A Speaker’s Task Force on Water Quality recently was announced, and the group met for the first time March 20 — the day of Ag Day at the Capitol. The task force plans to hold public meetings around the state in the future to hear the concerns of residents and gather ideas as they relate to water quality. Those public meetings are an opportunity for farmers to join the discussion, as those in agriculture are directly linked to the issue, Lamb said.
She also reminded members to support water-quality initiatives both at DATCP and at the Wisconsin Department of Natural Resources. At DATCP, these include support for additional funding for county land and water conservation staff, funding for nonpoint cost-sharing and producer-led grants in watersheds, and $10 million in bonding for grants to counties for the implementation of land and water resource management plans, including cost-share grants to help landowners.
At the DNR, she asked members to support nonpoint funding, particularly $6.5 million in bonding for nonpoint source pollution abatement targeted runoff management infrastructure projects and $400,000 each year for nonpoint targeted runoff management grants used to implement performance standards in northeastern Wisconsin. Another important component to support is nonpoint abatement outreach, with $730,000 proposed each year for contractual services related to nonpoint source pollution abatement.
“Farmers want to be part of the solution,” Lamb said. “You are engaged on this issue and I look forward to working with legislators as they discuss these issues.”
According to Larry Konopacki of the Wisconsin Hemp Alliance, there were a few hiccups in the first year of the state’s pilot program for hemp.
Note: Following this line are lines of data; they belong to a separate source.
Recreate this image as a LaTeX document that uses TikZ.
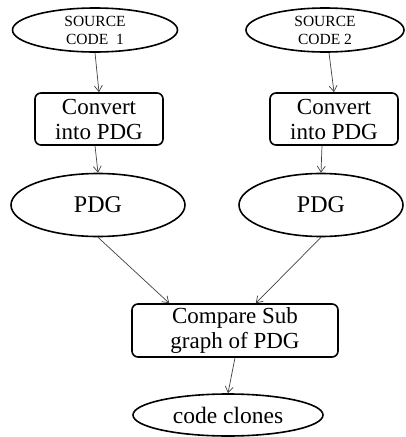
\documentclass[tikz,border=0pt]{standalone}
\usepackage{fontspec}
\setmainfont{Liberation Serif}
\usetikzlibrary{shapes.geometric,arrows.meta}
\begin{document}
\begin{tikzpicture}[x=1pt,y=-1pt,
  oval/.style={draw=black,line width=1.6pt,ellipse,inner sep=0pt,align=center},
  proc/.style={draw=black,line width=1.6pt,rounded corners=6pt,inner sep=0pt,align=center,
    font=\fontsize{23}{25}\selectfont},
  conn/.style={draw=black!75,line width=0.7pt,-{Straight Barb[length=6pt,width=8pt]}}]
\useasboundingbox (0,0) rectangle (405,437);
\node[oval,minimum width=165pt,minimum height=44pt,font=\fontsize{15.5}{18}\selectfont] (s1) at (95,30) {SOURCE\\CODE~~1};
\node[oval,minimum width=158pt,minimum height=44pt,font=\fontsize{15.5}{18}\selectfont] (s2) at (325,30) {SOURCE\\CODE 2};
\node[proc,minimum width=128pt,minimum height=52pt] (c1) at (99,119) {Convert\\into PDG};
\node[proc,minimum width=128pt,minimum height=52pt] (c2) at (334,119) {Convert\\into PDG};
\node[oval,minimum width=174pt,minimum height=63pt,font=\fontsize{24}{25}\selectfont] (p1) at (98,205) {PDG};
\node[oval,minimum width=164pt,minimum height=63pt,font=\fontsize{24}{25}\selectfont] (p2) at (321,205) {PDG};
\node[proc,minimum width=206pt,minimum height=53pt] (cmp) at (235,330.5) {Compare Sub\\graph of PDG};
\node[oval,minimum width=190pt,minimum height=42pt,font=\fontsize{23.5}{25}\selectfont] (cc) at (228,415) {code clones};
\draw[conn] (s1.south) -- (c1.north);
\draw[conn] ([xshift=4pt]s2.south) -- (c2.north);
\draw[conn] ([xshift=-4pt]c1.south) -- (p1.north);
\draw[conn] ([xshift=-12pt]c2.south) -- (p2.north);
\draw[conn] (p1.south) -- ([xshift=38pt]cmp.north west);
\draw[conn] (p2.south) -- ([xshift=-83pt]cmp.north east);
\draw[conn] (cmp.south) -- (cc.north);
\end{tikzpicture}
\end{document}
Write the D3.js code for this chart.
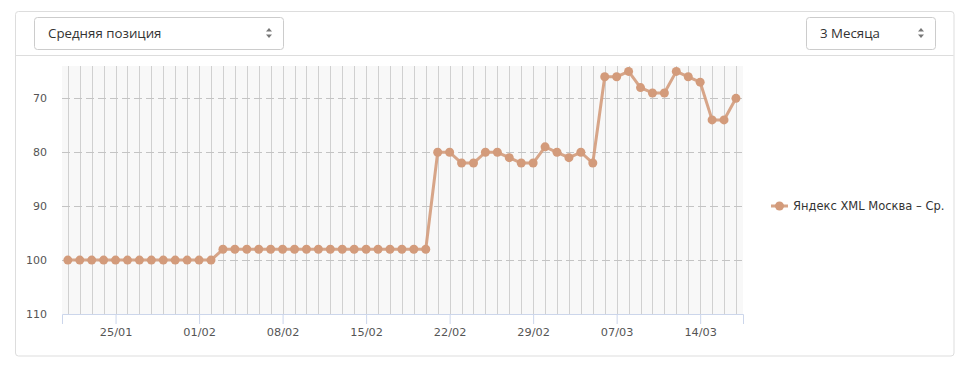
<!DOCTYPE html>
<html>
<head>
<meta charset="utf-8">
<script src="https://cdn.jsdelivr.net/npm/d3@7"></script>
<style>
  html, body { margin: 0; padding: 0; background: #fff; }
  svg { display: block; }
</style>
</head>
<body>
<svg id="chart" width="971" height="370"></svg>
<script>
// ---- data ----
const startDate = "2016-01-21";
const values = [
  100,100,100,100,100,100,100,100,100,100,100,100,100,
  98,98,98,98,98,98,98,98,98,98,98,98,98,98,98,98,98,98,
  80,80,82,82,80,80,81,82,82,79,80,81,80,82,
  66,66,65,68,69,69,65,66,67,74,74,70
];
const xTickLabels = ["25/01","01/02","08/02","15/02","22/02","29/02","07/03","14/03"];
const xTickDates = ["2016-01-25","2016-02-01","2016-02-08","2016-02-15","2016-02-22","2016-02-29","2016-03-07","2016-03-14"];
const yTicks = [70, 80, 90, 100, 110];
const seriesName = "Яндекс XML Москва – Ср.";
const metricLabel = "Средняя позиция";
const periodLabel = "3 Месяца";

// ---- build ----
const parse = d3.utcParse("%Y-%m-%d");
const DAY = 86400000;
const t0 = parse(startDate);
const points = values.map((v, i) => ({ date: new Date(t0.getTime() + i * DAY), value: v }));

const svg = d3.select("#chart");

// panel
svg.append("rect").attr("x", 15.5).attr("y", 11.5).attr("width", 938.5).attr("height", 344.5)
  .attr("rx", 3).attr("fill", "#fff").attr("stroke", "#dddddd");
svg.append("line").attr("x1", 16).attr("x2", 953.5).attr("y1", 55.5).attr("y2", 55.5).attr("stroke", "#dddddd");

// dropdowns
function dropdown(x, y, w, h, label) {
  const g = svg.append("g");
  g.append("rect").attr("x", x + 0.5).attr("y", y + 0.5).attr("width", w).attr("height", h)
    .attr("rx", 3).attr("fill", "#fff").attr("stroke", "#cccccc");
  g.append("text").attr("x", x + 14).attr("y", y + h / 2 + 5)
    .attr("font-family", "'Open Sans', sans-serif").attr("font-size", 13.3).attr("fill", "#333")
    .text(label);
  const ax = x + w - 14, ay = y + h / 2;
  g.append("path").attr("d", `M${ax - 3},${ay - 1.5} L${ax},${ay - 5} L${ax + 3},${ay - 1.5} Z`).attr("fill", "#777");
  g.append("path").attr("d", `M${ax - 3},${ay + 1.5} L${ax},${ay + 5} L${ax + 3},${ay + 1.5} Z`).attr("fill", "#777");
}
dropdown(34, 17, 249, 32, metricLabel);
dropdown(806, 17, 129, 32, periodLabel);

// plot
const plot = { left: 62, right: 743, top: 66, bottom: 314 };
const x = d3.scaleUtc()
  .domain([new Date(t0.getTime() - 0.49 * DAY), new Date(points[points.length - 1].date.getTime() + 0.59 * DAY)])
  .range([plot.left, plot.right]);
const y = d3.scaleLinear().domain([64, 110]).range([plot.top, plot.bottom]);

svg.append("rect").attr("x", plot.left).attr("y", plot.top)
  .attr("width", plot.right - plot.left).attr("height", plot.bottom - plot.top).attr("fill", "#f8f8f8");

// vertical day grid
svg.append("g").selectAll("line").data(points).join("line")
  .attr("x1", d => Math.round(x(d.date)) + 0.5).attr("x2", d => Math.round(x(d.date)) + 0.5)
  .attr("y1", plot.top).attr("y2", plot.bottom)
  .attr("stroke", "#d0d0d0").attr("stroke-width", 1);

// horizontal dashed grid
svg.append("g").selectAll("line").data(yTicks.filter(v => v !== 110)).join("line")
  .attr("x1", plot.left).attr("x2", plot.right)
  .attr("y1", d => Math.round(y(d)) + 0.5).attr("y2", d => Math.round(y(d)) + 0.5)
  .attr("stroke", "#c4c4c4").attr("stroke-dasharray", "8,4");

// y axis
const yAxis = d3.axisLeft(y).tickValues(yTicks).tickSize(0).tickPadding(15);
const yg = svg.append("g").attr("transform", `translate(${plot.left},0)`).call(yAxis);
yg.select(".domain").remove();
yg.selectAll("text").attr("font-family", "'DejaVu Sans', sans-serif").attr("font-size", 11).attr("fill", "#555");

// x axis
const xAxis = d3.axisBottom(x).tickValues(xTickDates.map(parse))
  .tickFormat((d, i) => xTickLabels[i]).tickSizeOuter(0).tickSize(10).tickPadding(4);
const xg = svg.append("g").attr("transform", `translate(0,${plot.bottom})`).call(xAxis);
xg.select(".domain").attr("stroke", "#ccd6eb");
xg.selectAll(".tick line").attr("stroke", "#ccd6eb");
xg.selectAll("text").attr("font-family", "'DejaVu Sans', sans-serif").attr("font-size", 11.3).attr("fill", "#555");

// series
const color = "#d39b7b";
const line = d3.line().x(d => x(d.date)).y(d => y(d.value));
svg.append("path").datum(points).attr("d", line)
  .attr("fill", "none").attr("stroke", color).attr("stroke-width", 3).attr("stroke-opacity", 0.9)
  .attr("stroke-linejoin", "round");
svg.append("g").selectAll("circle").data(points).join("circle")
  .attr("cx", d => x(d.date)).attr("cy", d => y(d.value)).attr("r", 4.5)
  .attr("fill", color);

// legend
const lg = svg.append("g").attr("transform", "translate(771,206)");
lg.append("line").attr("x1", 0).attr("x2", 17).attr("y1", 0).attr("y2", 0)
  .attr("stroke", color).attr("stroke-width", 3).attr("stroke-opacity", 0.9);
lg.append("circle").attr("cx", 8.5).attr("cy", 0).attr("r", 4.5).attr("fill", color);
lg.append("text").attr("x", 22).attr("y", 4)
  .attr("font-family", "'DejaVu Sans', sans-serif").attr("font-size", 11.5).attr("fill", "#333")
  .text(seriesName);
</script>
</body>
</html>
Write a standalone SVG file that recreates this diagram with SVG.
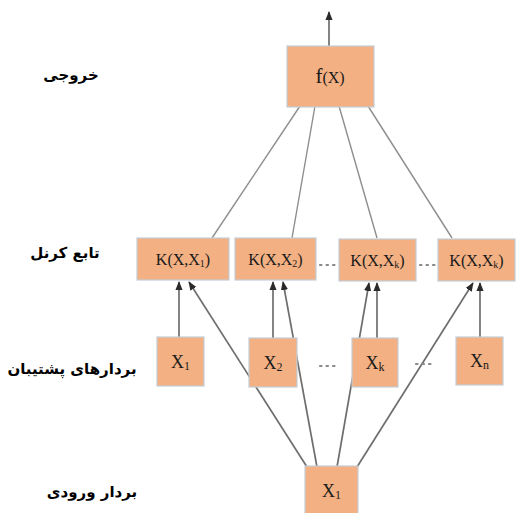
<svg xmlns="http://www.w3.org/2000/svg" width="516" height="513" viewBox="0 0 516 513">
<defs>
<marker id="arr" markerUnits="userSpaceOnUse" markerWidth="9" markerHeight="9" viewBox="0 0 10 10" refX="9" refY="5" orient="auto">
<path d="M0,1 L10,5 L0,9 Z" fill="#2a2a2a"/>
</marker>
<style>
.box{fill:#F3B083;stroke:#C3CDD8;stroke-width:1.2}
.lbl{font-family:"Liberation Serif","Times New Roman",serif;fill:#1a1a1a}
.fa{font-family:"DejaVu Sans",sans-serif;font-weight:bold;font-size:15px;fill:#000;text-anchor:middle}
.up{stroke:#8e8e8e;stroke-width:1.4;fill:none}
.lo{stroke:#6e6e6e;stroke-width:1.7;fill:none}
.dots{stroke:#8a8a8a;stroke-width:2.2;stroke-dasharray:1.5 5;stroke-linecap:round;fill:none}
</style>
</defs>
<rect width="516" height="513" fill="#fff"/>
<g id="labels">
<text class="fa" x="71" y="80" direction="rtl">خروجی</text>
<text class="fa" x="65" y="258" direction="rtl">تابع کرنل</text>
<text class="fa" x="72" y="374" direction="rtl">بردارهای پشتیبان</text>
<text class="fa" x="92" y="497" direction="rtl">بردار ورودی</text>
</g>
<g id="connectors">
<line class="lo" x1="329" y1="46" x2="329" y2="12" marker-end="url(#arr)"/>
<line class="up" x1="300" y1="106" x2="212" y2="238"/>
<line class="up" x1="315" y1="106" x2="292" y2="238"/>
<line class="up" x1="339" y1="106" x2="377" y2="238"/>
<line class="up" x1="368" y1="106" x2="452" y2="238"/>
<line class="lo" x1="179" y1="337" x2="179" y2="282" marker-end="url(#arr)"/>
<line class="lo" x1="273" y1="338" x2="273" y2="282" marker-end="url(#arr)"/>
<line class="lo" x1="377" y1="338" x2="377" y2="283" marker-end="url(#arr)"/>
<line class="lo" x1="480" y1="337" x2="480" y2="283" marker-end="url(#arr)"/>
<line class="lo" x1="307" y1="467" x2="189" y2="282" marker-end="url(#arr)"/>
<line class="lo" x1="317" y1="467" x2="283" y2="282" marker-end="url(#arr)"/>
<line class="lo" x1="337" y1="467" x2="369" y2="283" marker-end="url(#arr)"/>
<line class="lo" x1="357" y1="467" x2="473" y2="283" marker-end="url(#arr)"/>
<line class="dots" x1="320" y1="265" x2="337" y2="265"/>
<line class="dots" x1="420" y1="265" x2="436" y2="265"/>
<line class="dots" x1="320" y1="366" x2="337" y2="366"/>
<line class="dots" x1="416" y1="364" x2="432" y2="364"/>
</g>
<g id="fx">
<rect class="box" x="287" y="46" width="87" height="61"/>
<text class="lbl" x="330" y="83" text-anchor="middle"><tspan font-size="21">f</tspan><tspan font-size="16">(X)</tspan></text>
</g>
<g id="k1">
<rect class="box" x="137" y="238" width="92" height="42"/>
<text class="lbl" x="183" y="265" text-anchor="middle" font-size="16">K(X,X<tspan font-size="10" dy="2">1</tspan><tspan dy="-2">)</tspan></text>
</g>
<g id="k2">
<rect class="box" x="235" y="238" width="81" height="42"/>
<text class="lbl" x="275.5" y="265" text-anchor="middle" font-size="16">K(X,X<tspan font-size="10" dy="2">2</tspan><tspan dy="-2">)</tspan></text>
</g>
<g id="k3">
<rect class="box" x="339" y="239" width="77" height="42"/>
<text class="lbl" x="377.5" y="266" text-anchor="middle" font-size="16">K(X,X<tspan font-size="10" dy="2">k</tspan><tspan dy="-2">)</tspan></text>
</g>
<g id="k4">
<rect class="box" x="438" y="239" width="77" height="42"/>
<text class="lbl" x="476.5" y="266" text-anchor="middle" font-size="16">K(X,X<tspan font-size="10" dy="2">k</tspan><tspan dy="-2">)</tspan></text>
</g>
<g id="x1">
<rect class="box" x="157" y="337" width="47" height="49"/>
<text class="lbl" x="180.5" y="368" text-anchor="middle" font-size="18">X<tspan font-size="12" dy="2">1</tspan></text>
</g>
<g id="x2">
<rect class="box" x="249" y="338" width="48" height="49"/>
<text class="lbl" x="273" y="369" text-anchor="middle" font-size="18">X<tspan font-size="12" dy="2">2</tspan></text>
</g>
<g id="xk">
<rect class="box" x="352" y="338" width="46" height="49"/>
<text class="lbl" x="375" y="369" text-anchor="middle" font-size="18">X<tspan font-size="12" dy="2">k</tspan></text>
</g>
<g id="xn">
<rect class="box" x="456" y="337" width="47" height="48"/>
<text class="lbl" x="479.5" y="367" text-anchor="middle" font-size="18">X<tspan font-size="12" dy="2">n</tspan></text>
</g>
<g id="input">
<rect class="box" x="305" y="466" width="53" height="52"/>
<text class="lbl" x="331.5" y="497" text-anchor="middle" font-size="18">X<tspan font-size="12" dy="2">1</tspan></text>
</g>
</svg>
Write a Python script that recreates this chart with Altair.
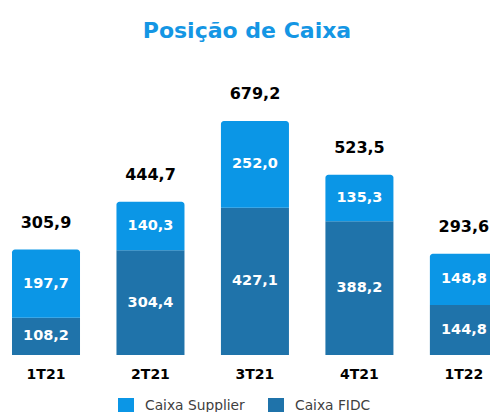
import altair as alt
import pandas as pd

categories = ["1T21", "2T21", "3T21", "4T21", "1T22"]
fidc = [108.2, 304.4, 427.1, 388.2, 144.8]
supplier = [197.7, 140.3, 252.0, 135.3, 148.8]
totals = [305.9, 444.7, 679.2, 523.5, 293.6]
series_names = ["Caixa Supplier", "Caixa FIDC"]
colors = ["#0b96e6", "#1f73aa"]
FONT = "DejaVu Sans"


def fmt(v):
    return f"{v:.1f}".replace(".", ",")


rows = []
for c, f, s in zip(categories, fidc, supplier):
    rows.append(dict(cat=c, series="Caixa FIDC", y0=0.0, y1=f, mid=f / 2, label=fmt(f)))
    rows.append(dict(cat=c, series="Caixa Supplier", y0=f, y1=f + s, mid=f + s / 2, label=fmt(s)))
df = pd.DataFrame(rows)
tot = pd.DataFrame(dict(cat=categories, total=totals, label=[fmt(t) for t in totals]))

x = alt.X(
    "cat:N",
    sort=categories,
    scale=alt.Scale(range=[4, 489.9], paddingInner=0.349, paddingOuter=0),
    axis=alt.Axis(
        title=None, labelAngle=0, domain=False, ticks=False, tickSize=0,
        labelPadding=12, labelFontSize=14, labelFontWeight="bold",
        labelColor="black", labelFont=FONT,
    ),
)
yscale = alt.Scale(domain=[0, 856.3], nice=False, zero=True)
color = alt.Color(
    "series:N",
    scale=alt.Scale(domain=series_names, range=colors),
    legend=alt.Legend(
        title=None, orient="none", direction="horizontal", legendX=110, legendY=338,
        symbolType="square", symbolSize=256, symbolStrokeWidth=0,
        labelFontSize=13.8, labelColor="#404040", labelOffset=11,
        columnPadding=23, labelFont=FONT,
    ),
)

base = alt.Chart(df)
bottom = base.transform_filter(alt.datum.series == "Caixa FIDC").mark_bar().encode(
    x=x, y=alt.Y("y1:Q", scale=yscale, axis=None), y2="y0:Q", color=color
)
top = base.transform_filter(alt.datum.series == "Caixa Supplier").mark_bar(
    cornerRadiusTopLeft=3, cornerRadiusTopRight=3
).encode(
    x=x, y=alt.Y("y1:Q", scale=yscale, axis=None), y2="y0:Q", color=color
)
inner = base.mark_text(
    color="white", fontWeight="bold", fontSize=14.5, font=FONT, baseline="middle"
).encode(x=x, y=alt.Y("mid:Q", scale=yscale, axis=None), text="label:N")
totals_text = alt.Chart(tot).mark_text(
    color="black", fontWeight="bold", fontSize=16, font=FONT, baseline="alphabetic", dy=-22
).encode(x=x, y=alt.Y("total:Q", scale=yscale, axis=None), text="label:N")

chart = alt.layer(bottom, top, inner, totals_text).properties(
    width=482,
    height=295,
    padding={"left": 0, "right": 0, "top": 52, "bottom": 57},
    autosize=alt.AutoSizeParams(type="none"),
    title=alt.TitleParams(
        "Posição de Caixa", fontSize=22, font=FONT, fontWeight="bold",
        color="#1496e4", anchor="middle", baseline="alphabetic", offset=0, dx=-2,
    ),
    background="white",
).configure_view(stroke=None)

chart.save("out.html", embed_options={"renderer": "svg", "actions": False})
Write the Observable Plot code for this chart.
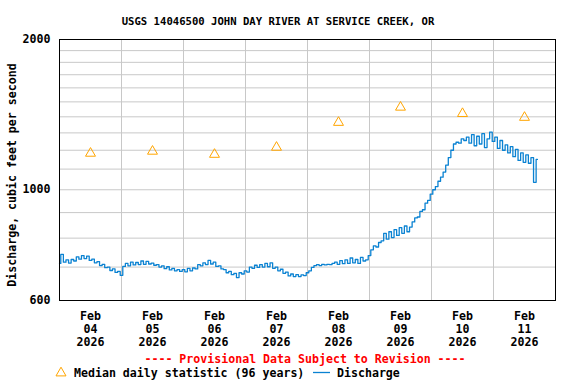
<!DOCTYPE html>
<html>
<head>
<meta charset="utf-8">
<script src="https://cdn.jsdelivr.net/npm/d3@7"></script>
<script src="https://cdn.jsdelivr.net/npm/@observablehq/plot@0.6"></script>
<style>
  html, body { margin: 0; padding: 0; background: #fff; }
  #wrap { position: relative; width: 576px; height: 384px; overflow: hidden;
          font-family: 'DejaVu Sans Mono', monospace; font-weight: bold; color: #000; }
  #title { position: absolute; left: 0; top: 15px; width: 556px; text-align: center;
           font-size: 10.6px; line-height: 12px; white-space: pre; }
  #chart { position: absolute; left: 0; top: 30px; }
  #prov { position: absolute; left: 0; top: 352px; width: 610px; text-align: center;
          font-size: 11.6px; line-height: 14px; color: #ff0000; white-space: pre; }
  .leg { position: absolute; top: 366px; font-size: 11.6px; line-height: 14px; white-space: pre; }
  .sw { position: absolute; }
</style>
</head>
<body>
<div id="wrap">
  <div id="title"></div>
  <div id="chart"></div>
  <div id="prov"></div>
  <svg class="sw" style="left:54px;top:364px" width="14" height="14">
    <path d="M7,3.2 L12,11.9 L2,11.9 Z" fill="none" stroke="#ffa500" stroke-width="1"></path>
  </svg>
  <div class="leg" id="leg1" style="left:74px"></div>
  <svg class="sw" style="left:313px;top:366px" width="18" height="12">
    <line x1="0" x2="17" y1="6.5" y2="6.5" stroke="#0a82d2" stroke-width="1.3"></line>
  </svg>
  <div class="leg" id="leg2" style="left:337px"></div>
</div>
<script>
// ---- Text ----
const titleText = "USGS 14046500 JOHN DAY RIVER AT SERVICE CREEK, OR";
const yLabel = "Discharge, cubic feet per second";
const provText = "---- Provisional Data Subject to Revision ----";
const legendMedian = "Median daily statistic (96 years)";
const legendDischarge = "Discharge";

// ---- Axis / tick values ----
const month = "Feb";
const year = "2026";
const days = ["04", "05", "06", "07", "08", "09", "10", "11"];
const yTicks = [600, 1000, 2000];
const yGrid = [700, 800, 900, 1000, 1100, 1200, 1300, 1400, 1500, 1600, 1700, 1800, 1900];

// ---- Median daily statistic (one per day, plotted at noon) ----
const medianValues = [1183, 1194, 1177, 1216, 1364, 1463, 1421, 1396];

// ---- Discharge, hourly readings starting 2026-02-04 00:00 ----
const dischargeStart = "2026-02-04T00:00:00Z";
const discharge = [
  // Feb 04
  712, 742, 716, 724, 713, 725, 720, 734, 726, 738, 728, 736, 722, 726, 714, 718, 705, 709, 698, 700, 689, 694, 683, 686,
  // Feb 05
  674, 702, 712, 704, 716, 707, 715, 708, 720, 709, 719, 710, 713, 706, 708, 700, 704, 695, 701, 691, 696, 688, 692, 686,
  // Feb 06
  692, 685, 696, 688, 697, 694, 708, 704, 714, 708, 722, 710, 716, 702, 704, 694, 692, 682, 686, 676, 680, 667, 682, 678,
  // Feb 07
  688, 684, 700, 696, 706, 699, 708, 700, 712, 701, 714, 696, 700, 688, 693, 680, 684, 672, 678, 670, 676, 670, 675, 673,
  // Feb 08
  682, 688, 699, 705, 708, 705, 709, 707, 709, 708, 712, 716, 709, 721, 711, 724, 712, 730, 714, 725, 712, 732, 720, 724,
  // Feb 09
  738, 758, 772, 768, 784, 790, 818, 796, 824, 802, 832, 810, 840, 818, 846, 824, 842, 862, 878, 882, 905, 912, 940, 952,
  // Feb 10
  980, 1000, 1015, 1040, 1060, 1085, 1120, 1160, 1200, 1235, 1245, 1240, 1265, 1255, 1275, 1240, 1290, 1225, 1280, 1235, 1295, 1215, 1265, 1305,
  // Feb 11
  1250, 1275, 1210, 1255, 1200, 1230, 1185, 1220, 1165, 1205, 1145, 1185, 1135, 1175, 1130, 1160, 1035, 1150
];

// ---- Build ----
const t0 = new Date(dischargeStart).getTime();
const HOUR = 3600000;
const dayStart = (i) => new Date(t0 + i * 24 * HOUR);
const noon = (i) => new Date(t0 + i * 24 * HOUR + 12 * HOUR);
const midnights = d3.range(1, days.length).map(dayStart);

const font = "'DejaVu Sans Mono', monospace";

const chart = Plot.plot({
  width: 576,
  height: 320,
  marginTop: 9,
  marginBottom: 50,
  marginLeft: 59,
  marginRight: 21,
  style: { fontFamily: font, fontSize: "11.6px", fontWeight: "bold", background: "white", overflow: "visible" },
  x: { type: "utc", domain: [dayStart(0), dayStart(days.length)], axis: null },
  y: { type: "log", domain: [600, 2000] },
  marks: [
    Plot.ruleY(yGrid, { stroke: "#c8c8c8", strokeWidth: 1 }),
    Plot.ruleX(midnights, { stroke: "#c8c8c8", strokeWidth: 1 }),
    Plot.line(discharge, {
      x: (d, i) => new Date(t0 + i * HOUR),
      y: (d) => d,
      stroke: "#0a82d2",
      strokeWidth: 1.3,
      curve: "step"
    }),
    Plot.dot(medianValues, {
      x: (d, i) => noon(i),
      y: (d) => d,
      symbol: "triangle",
      r: 3.7,
      fill: "none",
      stroke: "#ffa500",
      strokeWidth: 1
    }),
    Plot.frame({ stroke: "black", strokeWidth: 1 }),
    Plot.axisY({
      ticks: yTicks,
      tickSize: 0,
      tickPadding: 9,
      tickFormat: (d) => String(d),
      label: null,
      fontWeight: "bold"
    }),
    Plot.text(days, {
      x: (d, i) => noon(i),
      text: (d) => `${month}\n${d}\n${year}`,
      frameAnchor: "bottom",
      lineAnchor: "top",
      lineHeight: 1.12,
      dy: 10,
      fill: "black",
      fontWeight: "bold"
    }),
    Plot.text([yLabel], {
      text: (d) => d,
      frameAnchor: "left",
      textAnchor: "middle",
      lineAnchor: "middle",
      rotate: -90,
      dx: -47,
      dy: 5,
      fill: "black",
      fontWeight: "bold"
    })
  ]
});

document.getElementById("chart").appendChild(chart);
document.getElementById("title").textContent = titleText;
document.getElementById("prov").textContent = provText;
document.getElementById("leg1").textContent = legendMedian;
document.getElementById("leg2").textContent = legendDischarge;
</script>
</body>
</html>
Some of the hiccups can be attributed to the lack of knowledge in this new area, he said, with more information and funding certainly needed in this “very big growth area in agriculture.”
It’s why he asked Farm Bureau members to support the addition of three full-time employees at DATCP to assist in licensing, registration and testing of hemp. Funding also will assist with the conversion of the industrial hemp pilot program into a state management plan for hemp as a controlled crop as allowed under the 2018 Farm Bill. The farm bill indicates that states may submit their own plans to the U.S. Department of Agriculture for primary regulatory control, and Konopacki said he believes that’s the way for Wisconsin to go.
He also mentioned that legislators are working on Hemp 2.0, a bill that would fix holes in Act 100 and provide more resources for DATCP and the industry as a whole. It doesn’t hurt to thank legislators for supporting previous hemp legislation and continued improvements to the program, he added.
While most Wisconsin farmers don’t have to worry about damage from bears, there are a handful who deal with this issue regularly, sometimes racking up damages exceeding $10,000 per farm. Bob Welsh, a representative of the Wisconsin Bear Hunters’ Association, asked members to support a non-budget item that proposed to repeal the $10,000 limit on wildlife abatement damage claims program.
If the limit is repealed, it could benefit not just those who sustain bear damage but those seeing other damage caused by wildlife.
Along with the repeal of the limit, Welsh also is asking for the installation of electronic monitors on all live traps used for catch-and-release programs by the DNR. Currently, if a farmer has a bear trap on their property, they are required to check each trap in person daily. Welsh sees the use of technology as an investment by both the farmer and the DNR.